On the day the election was announced, the Government torpedoed Nirex's plans for a nuclear dump near Sellafield. And the next day, the official Highways Agency proposed changing the route of the controversial Salisbury bypass to stop it ruining the last good view of the cathedral across the water meadows.

We will have to wait and see what difference, if any, this makes to the campaign, let alone to the next government's policies. But the Greens, who nobody wanted to know before Christmas, are delighted that it's a late election.

Mind You, given the arithmetic, it's amazing that it has taken the two biggest parties so long. (The Lib Dems have, of course, long campaigned on the environment).

Twice as many people belong to Green groups as to all the political parties put together. Opinion polls consistently show that some 90 per cent of Britons are concerned about the environment and that nearly three quarters say that pollution and other environmental damage affects their daily lives. And surveys by MORI, which measure what people actually do, rather than what they say, identify between a quarter and a third of all Britons as "environmental activists" - twice as many as a decade ago. Polls in Tory marginals show the environment to be as important as tax, twice as important as privatisation, and four times as important as the single currency in swaying votes - though so far it has been given infinitely less attention than any of these issues by either of the big parties.

Perhaps it is an omen that the first speech I have heard in this election campaign included an unusually thoughtful exploration of this gap in perceptions; but only perhaps because it was by Clare Short , the Shadow Overseas Development Minister, who - though popular with the public - is scarcely a favourite of New Labour's apparatchiks.

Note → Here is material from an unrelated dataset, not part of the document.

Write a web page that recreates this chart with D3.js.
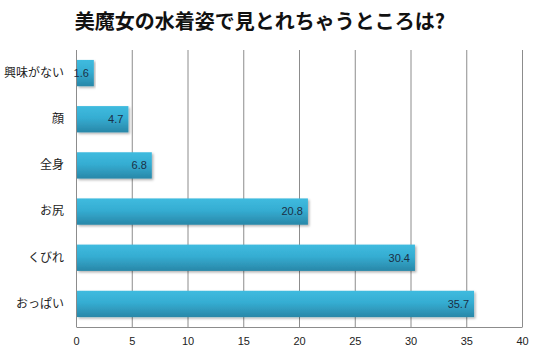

She described a world undergoing a tectonic change "as fundamental as the shift from feudalism to capitalism", driven by globalisation and the poverty and environmental crises, while the political and chattering classes, obsessed with "the old order", ignored the quakes beneath their feet. And she told her audience (suspiciously stuffed with officials sussing out their putative new boss) that "compassion fatigue" represented popular pain at the lack of results, rather than a lack of caring, and that a campaign to solve poverty and environmental problems with specific time frames, would get an enormous public response.

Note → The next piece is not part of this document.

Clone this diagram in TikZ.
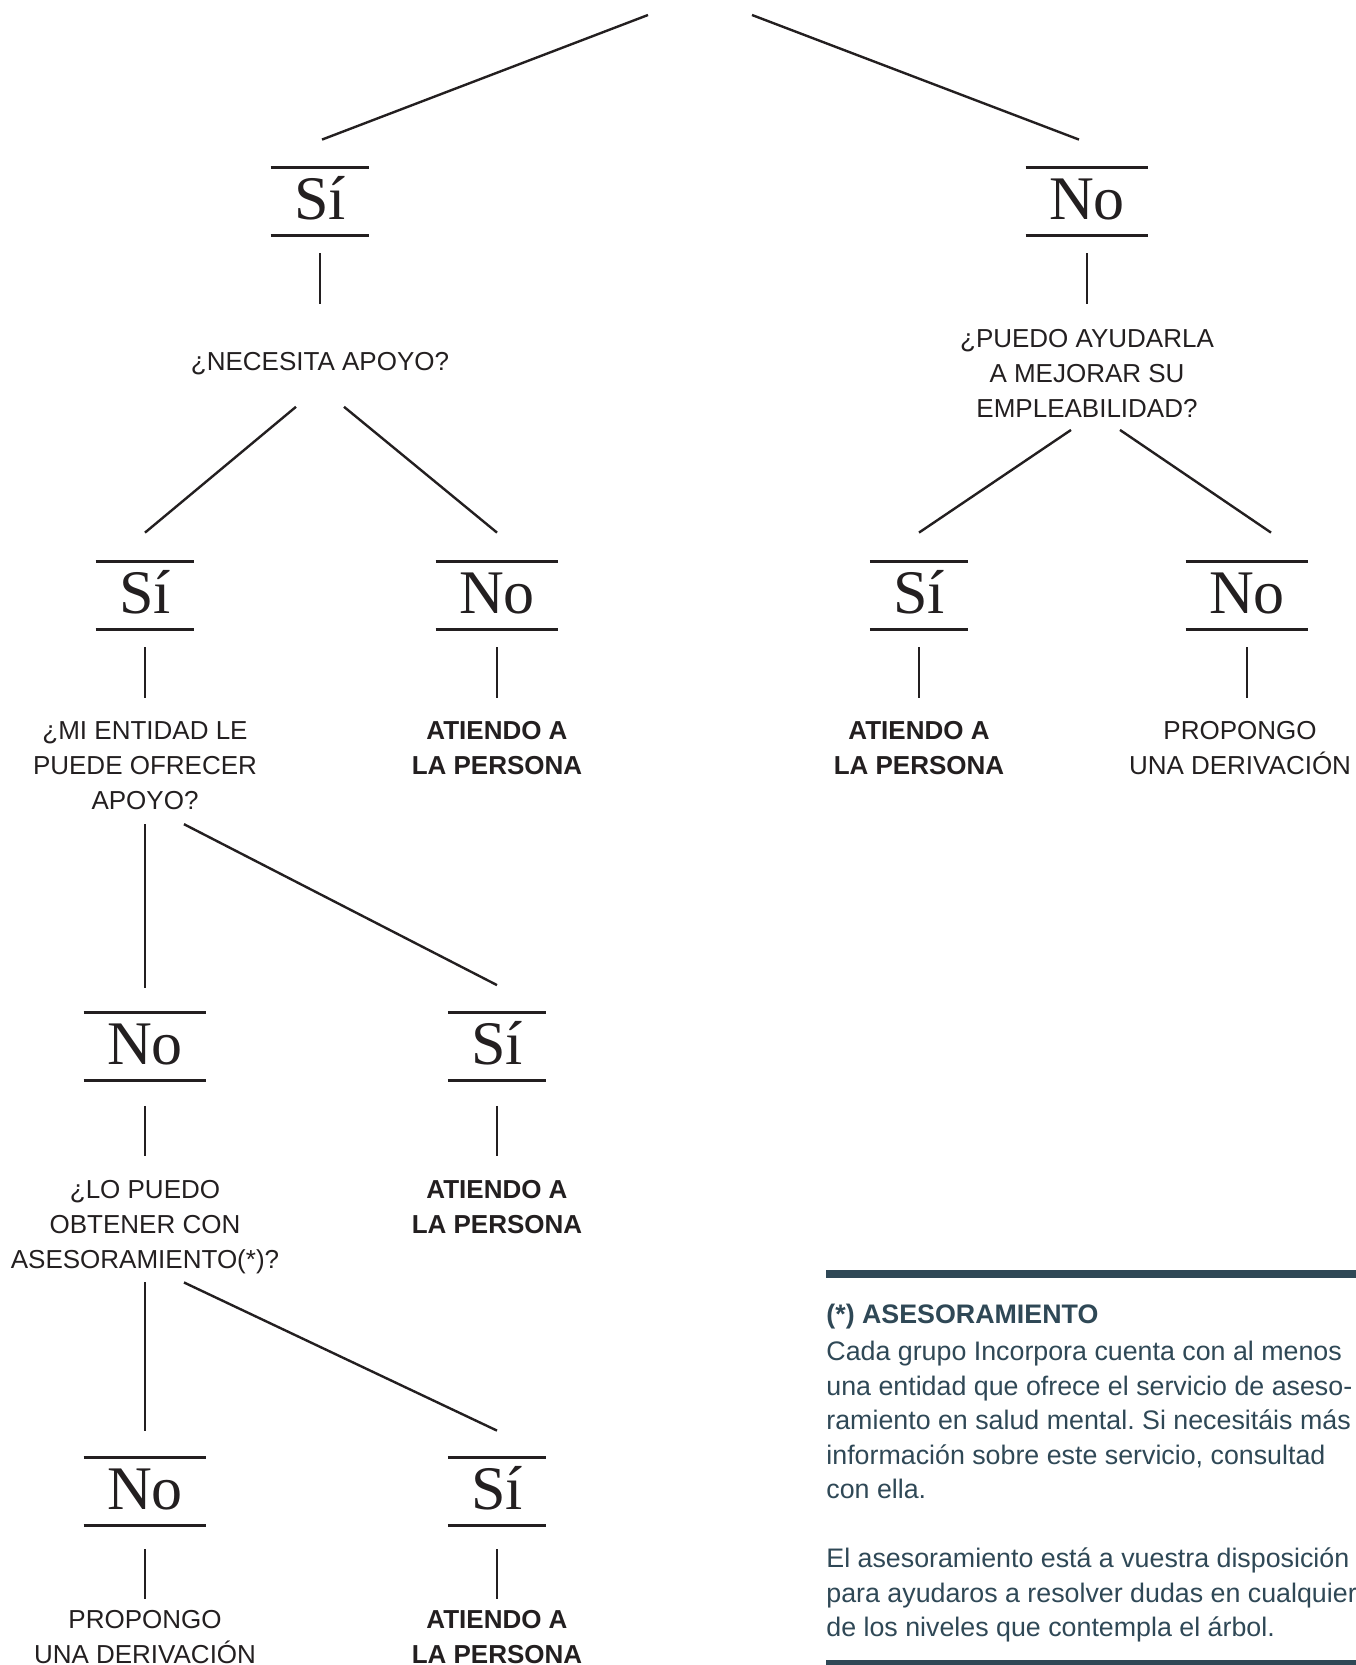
\documentclass[tikz,border=0pt]{standalone}
\usepackage{fontspec}
\setmainfont{Liberation Serif}
\setsansfont{Liberation Sans}
\usetikzlibrary{calc}
\definecolor{ink}{HTML}{231F20}
\definecolor{slate}{HTML}{2F4856}

\begin{document}
\begin{tikzpicture}[x=0.5pt,y=-0.5pt,
	answer/.style={font=\fontsize{31}{31}\selectfont,text=ink,text height=19.3pt,text depth=1pt,
		minimum height=33.5pt,inner ysep=0pt,inner xsep=11.5pt},
	rule/.style={draw=ink,line width=1.4pt},
	link/.style={draw=ink,line width=1.2pt},
	question/.style={font=\sffamily\fontsize{13}{17.5}\selectfont,text=ink,align=center,inner sep=0pt,
		anchor=north,execute at begin node=\strut,execute at end node=\strut},
	outcome/.style={question,font=\sffamily\bfseries\fontsize{13}{17.5}\selectfont},
	note/.style={font=\sffamily\fontsize{13.4}{17.25}\selectfont\frenchspacing,text=slate,align=left,inner sep=0pt,
		anchor=north west,execute at begin node=\strut}]
	\useasboundingbox (0,0) rectangle (1355,1665);

	\node[answer] (yes1) at (320,201.5) {Sí};
	\node[answer] (no1) at (1087,201.5) {No};
	\node[answer] (yes2) at (145,595.5) {Sí};
	\node[answer] (no2) at (497,595.5) {No};
	\node[answer] (yes2r) at (919,595.5) {Sí};
	\node[answer] (no2r) at (1247,595.5) {No};
	\node[answer] (no3) at (145,1046.5) {No};
	\node[answer] (yes3) at (497,1046.5) {Sí};
	\node[answer] (no4) at (145,1491.5) {No};
	\node[answer] (yes4) at (497,1491.5) {Sí};
	\foreach \n in {yes1,no1,yes2,no2,yes2r,no2r,no3,yes3,no4,yes4}
		\draw[rule] (\n.north west) -- (\n.north east) (\n.south west) -- (\n.south east);

	\node[question] (q1) at (320,345.5) {¿NECESITA APOYO?};
	\node[question] (qr) at (1087,329) {¿PUEDO AYUDARLA\\A MEJORAR SU\\EMPLEABILIDAD?};
	\node[question] (q2) at (145,721) {¿MI ENTIDAD LE\\PUEDE OFRECER\\APOYO?};
	\node[outcome] (out2) at (497,721) {ATIENDO A\\LA PERSONA};
	\node[outcome] (outr1) at (919,721) {ATIENDO A\\LA PERSONA};
	\node[question] (outr2) at (1240,721) {PROPONGO\\UNA DERIVACIÓN};
	\node[question] (q3) at (145,1179.5) {¿LO PUEDO\\OBTENER CON\\ASESORAMIENTO(*)?};
	\node[outcome] (out3) at (497,1179.5) {ATIENDO A\\LA PERSONA};
	\node[question] (out4l) at (145,1609.5) {PROPONGO\\UNA DERIVACIÓN};
	\node[outcome] (out4) at (497,1609.5) {ATIENDO A\\LA PERSONA};

	% top branches, coming from above the page
	\coordinate (topL) at (648,15);
	\coordinate (topR) at (752,15);
	\draw[link] (topL) -- ([xshift=1pt,yshift=14pt]yes1.north);
	\draw[link] (topR) -- ([xshift=-4pt,yshift=14pt]no1.north);
	\draw[link] ([yshift=-9pt]yes1.south) -- ([yshift=20.75pt]q1.north);
	\draw[link] ([yshift=-9pt]no1.south) -- ([yshift=12.5pt]qr.north);

	\draw[link] ([xshift=-12pt,yshift=-12.75pt]q1.south) -- ([yshift=14.5pt]yes2.north);
	\draw[link] ([xshift=12pt,yshift=-12.75pt]q1.south) -- ([yshift=14.5pt]no2.north);
	\draw[link] ([xshift=-8pt,yshift=-0.75pt]qr.south) -- ([yshift=14.5pt]yes2r.north);
	\draw[link] ([xshift=16.5pt,yshift=-0.75pt]qr.south) -- ([xshift=12pt,yshift=14.5pt]no2r.north);

	\draw[link] ([yshift=-9pt]yes2.south) -- ([yshift=11.5pt]q2.north);
	\draw[link] ([yshift=-9pt]no2.south) -- ([yshift=11.5pt]out2.north);
	\draw[link] ([yshift=-9pt]yes2r.south) -- ([yshift=11.5pt]outr1.north);
	\draw[link] ([yshift=-9pt]no2r.south) -- ($(no2r.south |- outr2.north)+(0,-23)$);

	\draw[link] ([yshift=-2pt]q2.south) -- ([yshift=12.5pt]no3.north);
	\draw[link] ([xshift=19.5pt,yshift=-2pt]q2.south) -- ([yshift=13.75pt]yes3.north);
	\draw[link] ([yshift=-12.75pt]no3.south) -- ([yshift=12pt]q3.north);
	\draw[link] ([yshift=-12.75pt]yes3.south) -- ([yshift=12pt]out3.north);

	\draw[link] ([yshift=-1.75pt]q3.south) -- ([yshift=13.5pt]no4.north);
	\draw[link] ([xshift=19.5pt,yshift=-1.75pt]q3.south) -- ([yshift=13.5pt]yes4.north);
	\draw[link] ([yshift=-12pt]no4.south) -- ([yshift=5.25pt]out4l.north);
	\draw[link] ([yshift=-12pt]yes4.south) -- ([yshift=5.25pt]out4.north);

	% note on advice
	\fill[slate] (826,1270) rectangle (1360,1278);
	\fill[slate] (826,1660) rectangle (1360,1670);
	\node[note] (advice) at (826,1303.4) {\textbf{(*) ASESORAMIENTO}\\[1.5pt]
		Cada grupo Incorpora cuenta con al menos\\
		una entidad que ofrece el servicio de aseso-\\
		ramiento en salud mental. Si necesitáis más\\
		información sobre este servicio, consultad\\
		con ella.\\[17.25pt]
		El asesoramiento está a vuestra disposición\\
		para ayudaros a resolver dudas en cualquiera\\
		de los niveles que contempla el árbol.};
\end{tikzpicture}
\end{document}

It was a rare injection of vision, of the quality without which, according to the Book of Proverbs, "the people perish". As George Bush - who boasted of lacking "the vision thing" - found out, the same seems to apply to politicians.

Now a thought for Nirex which, before choosing its dump site near Sellafield, drew up a list of 12 others, all thought to be nuclear power stations and similar installations. Experts said last week that East Anglia might provide particularly promising geology. East Anglia's only nuclear power stations are at Sizewell, and a well-timed announcement that this site was now top of Nirex's list would cause panic in the local Suffolk coastal constituency and a good deal of trouble for its Tory incumbent at the polls. The embittered bunch at Nirex could probably live with that - for, as it happens, the MP is the man who has just vetoed their plans, John Selwyn Gummer.